Chegamos, depois de cinquenta dias de encontros ressuscitadores, à
possibilidade de “fazer novas todas as coisas”; recebemos Aquele que nos faz
estremecer de esperança, que desperta grandes desejos e se revela como Alento
vital.
Esta festa se enraíza na tradição
judaica da Celebração das colheitas, quando eram oferecidos os primeiros frutos
da terra, cinquenta dias depois da Páscoa; uma festa de agradecimento e
fecundidade.
O Pentecostes cristão, no
entanto, vem nos recordar que a humanidade não está abandonada por Deus, mas
que o Espírito do Vivente está presente em nosso mundo e nas profundezas do
coração humano; é Ele que sempre nos acode, com seu alento e consolo; é Ele que
vem em auxílio de nossa fragilidade (Rm 8,26).
Na realidade, este dia festivo
desperta a consciência de que somos “seres habitados” pelo
Espírito, o Espírito do Senhor em nós. Às vezes, nem conseguimos percebê-lo,
porque estamos envolvidos pela superficialidade da vida. Mas, em outras
ocasiões sentimos de verdade que Ele está aí, no mais profundo de nosso ser.
Ele sacode nossas entranhas diante da dor dos inocentes, e nos enternece com as
coisas mais simples. Ele é presença e proximidade; se deixarmos guiar por Ele,
não nos sentiremos sozinhos.

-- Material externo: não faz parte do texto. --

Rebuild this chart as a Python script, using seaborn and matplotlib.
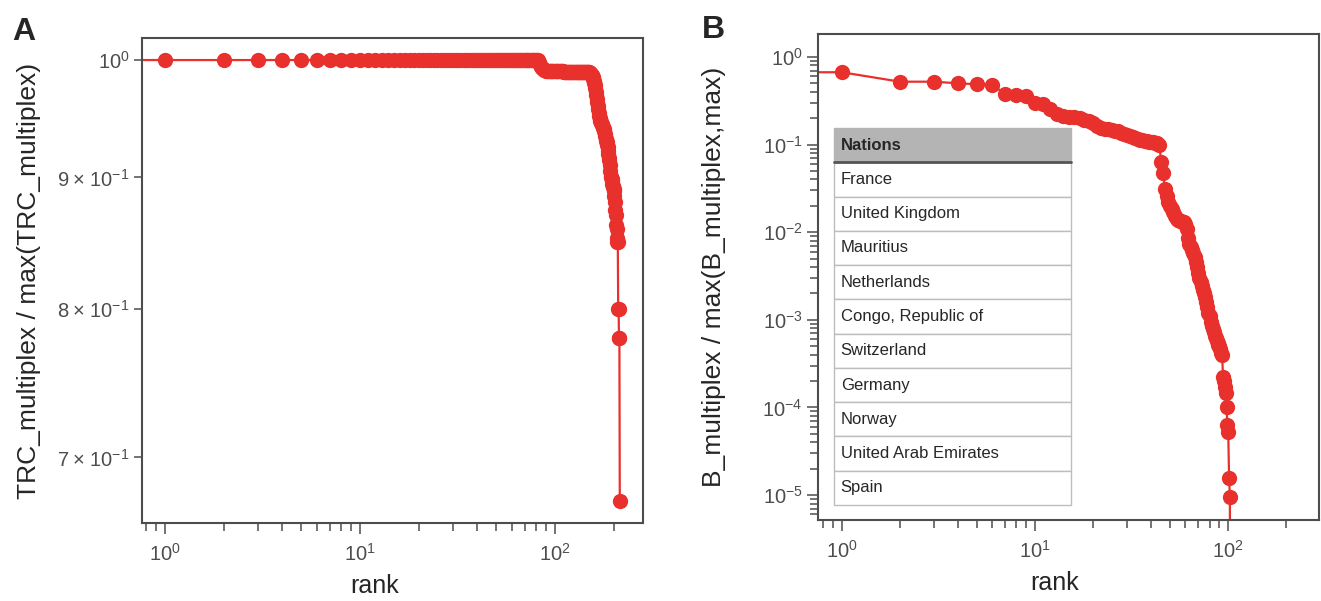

Quando o esquecemos, Ele continua aí, sempre,
paciente, esperando. Está dentro de nós sem nos anular, sem violentar. É
companhia e refúgio, fortaleza e mistério, brisa e vento impetuoso.
Podemos, então, afirmar que o
Espírito Santo faz parte de nós mesmos e não tem de vir de nenhuma parte. Está
em nós, constitui nossa essência, antes mesmo que nós começássemos a existir.
Ele é o fundamento de nosso ser e a causa de todas as nossas possibilidades de
ser, enquanto humanos habitados. Nada podemos ser nem fazer sem Ele, mas
tampouco podemos estar privados de sua presença em nenhum momento.
No início da Bíblia encontramos
uma imagem muito bela e real do mistério da vida. Assim é descrita a criação do
ser humano: O Senhor
Deus modelou o homem do barro da terra, soprou-lhe nas narinas o sopro da vida,
e ele tornou-se um ser vivente” (Gn 2,7).
O ser humano é barro; em
qualquer momento pode desmoronar-se. Como caminhar com pés de barro? Como olhar
a vida com olhos de barro? Como amar com coração de barro? No entanto, este
barro vive! Em seu interior há um “sopro” que o faz viver; é o “sopro”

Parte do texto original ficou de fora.